The 19 states behind the lawsuit include California, Nevada, Massachusetts, Arizona, Colorado, Connecticut, Delaware, Hawaii, Illinois, Maine, Maryland, Michigan, Minnesota, New Jersey, New Mexico, New York, Rhode Island, Vermont and Wisconsin — all states with Democratic attorneys general.

“Donald Trump’s attempt to control our elections, intimidate voters and limit Americans’ right to vote is unconstitutional, undemocratic and frankly, un-American,” New York Attorney General Letitia James said in a statement Thursday. “We are a democracy — not a monarchy — and this executive order is an authoritarian power grab. With this order, the president is prioritizing his own quest for unchecked power above the rights and will of the public.”

The controversial executive order has already prompted other lawsuits.
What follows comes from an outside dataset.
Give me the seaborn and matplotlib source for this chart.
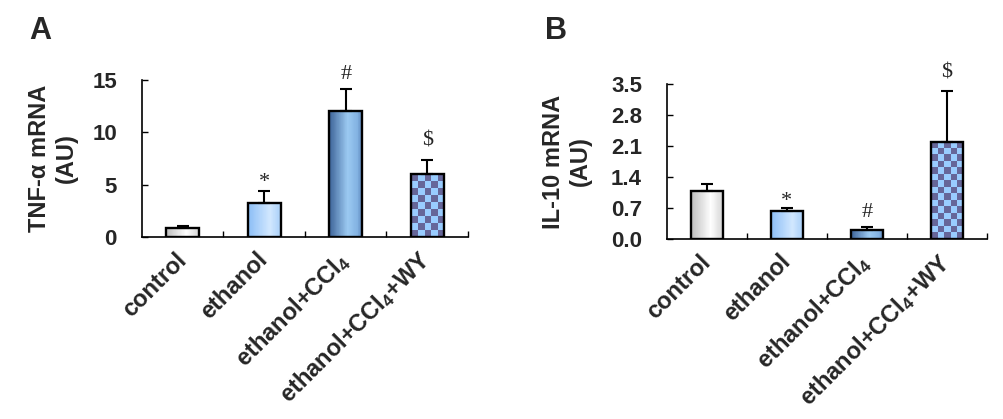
import numpy as np
import pandas as pd
import matplotlib
matplotlib.use("Agg")
import matplotlib.pyplot as plt
from matplotlib.colors import to_rgb
import seaborn as sns

groups = ["control", "ethanol", "ethanol+CCl$_4$", "ethanol+CCl$_4$+WY"]

tnf_mean = [0.85, 3.2, 12.0, 6.0]
tnf_err = [0.2, 1.2, 2.1, 1.4]
tnf_marks = ["", "*", "#", "\\$"]

il10_mean = [1.09, 0.64, 0.21, 2.2]
il10_err = [0.15, 0.07, 0.05, 1.14]
il10_marks = ["", "*", "#", "\\$"]

sns.set_style("ticks")
plt.rcParams["font.family"] = ["Liberation Sans", "DejaVu Sans"]
plt.rcParams["mathtext.fontset"] = "custom"
plt.rcParams["mathtext.rm"] = "Liberation Sans:bold"
plt.rcParams["mathtext.default"] = "rm"

# fill styles for each bar (gradient stops or checker)
fills = [
    ("grad", [0, 0.6, 1], ["#bdbdbd", "#ffffff", "#d2d2d2"]),
    ("grad", [0, 0.65, 1], ["#8cbef6", "#d2e8ff", "#a6cef8"]),
    ("grad", [0, 0.55, 0.85, 1], ["#3d6398", "#9ccaf2", "#82b2e2", "#557cb2"]),
    ("checker", None, ["#99ccff", "#666699"]),
]


def fill_bars(ax):
    for patch, (kind, stops, cols) in zip(list(ax.patches), fills):
        x0, y0 = patch.get_x(), patch.get_y()
        w, h = patch.get_width(), patch.get_height()
        if kind == "grad":
            pos = np.linspace(0, 1, 60)
            rgb = np.array([to_rgb(c) for c in cols])
            img = np.stack([np.interp(pos, stops, rgb[:, k]) for k in range(3)], axis=-1)[None, :, :]
        else:
            p0 = ax.transData.transform((x0, y0))
            p1 = ax.transData.transform((x0 + w, y0 + h))
            ncol = 5
            cell = abs(p1[0] - p0[0]) / ncol
            nrow = max(1, int(round(abs(p1[1] - p0[1]) / cell)))
            ii, jj = np.indices((nrow, ncol))
            a, b = np.array(to_rgb(cols[0])), np.array(to_rgb(cols[1]))
            img = np.where(((ii + jj) % 2 == 0)[..., None], b, a)
        im = ax.imshow(img, extent=[x0, x0 + w, y0, y0 + h], aspect="auto",
                       origin="lower", interpolation="nearest", zorder=2)
        im.set_clip_path(patch)
        patch.set_facecolor("none")
        patch.set_edgecolor("black")
        patch.set_linewidth(1.7)
        patch.set_zorder(3)


def draw_panel(fig, rect, means, errs, marks, ylim, yticks, fmt, ylabel, label_x, offs):
    ax = fig.add_axes(rect)
    df = pd.DataFrame({"group": groups, "value": means})
    sns.barplot(data=df, x="group", y="value", ax=ax, width=0.41, errorbar=None, color="white")
    ax.set_xlim(-0.5, len(groups) - 0.5)
    ax.set_ylim(*ylim)
    fill_bars(ax)
    ax.set_xlim(-0.5, len(groups) - 0.5)
    ax.set_ylim(*ylim)
    pos = np.arange(len(groups))
    ax.errorbar(pos, means, yerr=[np.zeros(len(errs)), errs], fmt="none", ecolor="black",
                elinewidth=1.5, capsize=4.5, capthick=1.5, zorder=4)
    for i, m in enumerate(marks):
        if m:
            ax.annotate(m, (pos[i], means[i] + errs[i]), xytext=(0, offs[i]),
                        textcoords="offset points", ha="center", va="center",
                        fontsize=16, family="Liberation Serif")
    ax.set_yticks(yticks)
    ax.set_yticklabels([fmt.format(v) for v in yticks], fontsize=16, fontweight="bold")
    ax.set_xticks(pos)
    ax.set_xticklabels(groups, fontsize=17, fontweight="bold", rotation=45,
                       ha="right", va="center", rotation_mode="anchor")
    ax.set_xticks(pos + 0.5, minor=True)
    ax.tick_params(axis="x", which="major", length=0, pad=14)
    ax.tick_params(axis="x", which="minor", direction="in", length=4, width=1, color="black")
    ax.tick_params(axis="y", direction="in", length=4, width=1, color="black", pad=18)
    sns.despine(ax=ax)
    for s in ["left", "bottom"]:
        ax.spines[s].set_linewidth(1.2)
        ax.spines[s].set_color("black")
    ax.set_xlabel("")
    ax.set_ylabel(ylabel, fontsize=17, fontweight="bold", linespacing=1.2)
    ax.yaxis.set_label_coords(label_x, 0.5)
    return ax


fig = plt.figure(figsize=(10.04, 4.19), dpi=100)

draw_panel(fig, [0.1414, 0.4344, 0.3247, 0.3747], tnf_mean, tnf_err, tnf_marks,
           (0, 15), [0, 5, 10, 15], "{:.0f}", "TNF-α mRNA\n(AU)", -0.196, [0, 6, 11, 13])
draw_panel(fig, [0.6643, 0.4296, 0.3187, 0.370], il10_mean, il10_err, il10_marks,
           (0, 3.5), [0, 0.7, 1.4, 2.1, 2.8, 3.5], "{:.1f}", "IL-10 mRNA\n(AU)", -0.234, [0, 4.5, 11, 13])

fig.text(0.029, 0.907, "A", fontsize=22, fontweight="bold", va="baseline")
fig.text(0.543, 0.907, "B", fontsize=22, fontweight="bold", va="baseline")

fig.savefig("out.png", dpi=100)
This week, top Democratic officials including Senate Minority Leader Chuck Schumer, House Minority Leader Hakeem Jeffries, the Democratic National Committee and the Democratic Governors Association, filed a complaint in Washington, D.C., federal court against the Trump administration.

“The executive order seeks to impose radical changes on how Americans register to vote, cast a ballot and participate in our democracy — all of which threaten to disenfranchise lawful voters and none of which is legal,” the Democrats say in that lawsuit.

Trump’s executive order is the latest example of the president stoking doubt in the electoral process. He’s frequently claimed that certain elections were rigged, most notably his 2020 presidential election loss to Democrat Joe Biden, a defeat Trump falsely blamed on widespread voter fraud.

He’s targeted mail-in voting specifically, which has surged in use after the Covid-19 pandemic. Trump has repeatedly and baselessly claimed that voting by mail is rife with fraud — in reality, voter fraud is exceedingly rare — hence his demand to limit the practice in his executive order.

Trump has signed more than 100 executive orders his first two months in office, a historic pace for any U.S. president. He already faces several dozen lawsuits targeting some of his more sweeping and unprecedented orders, like one that strips the Department of Health and Human Services of $11 billion in public health funding.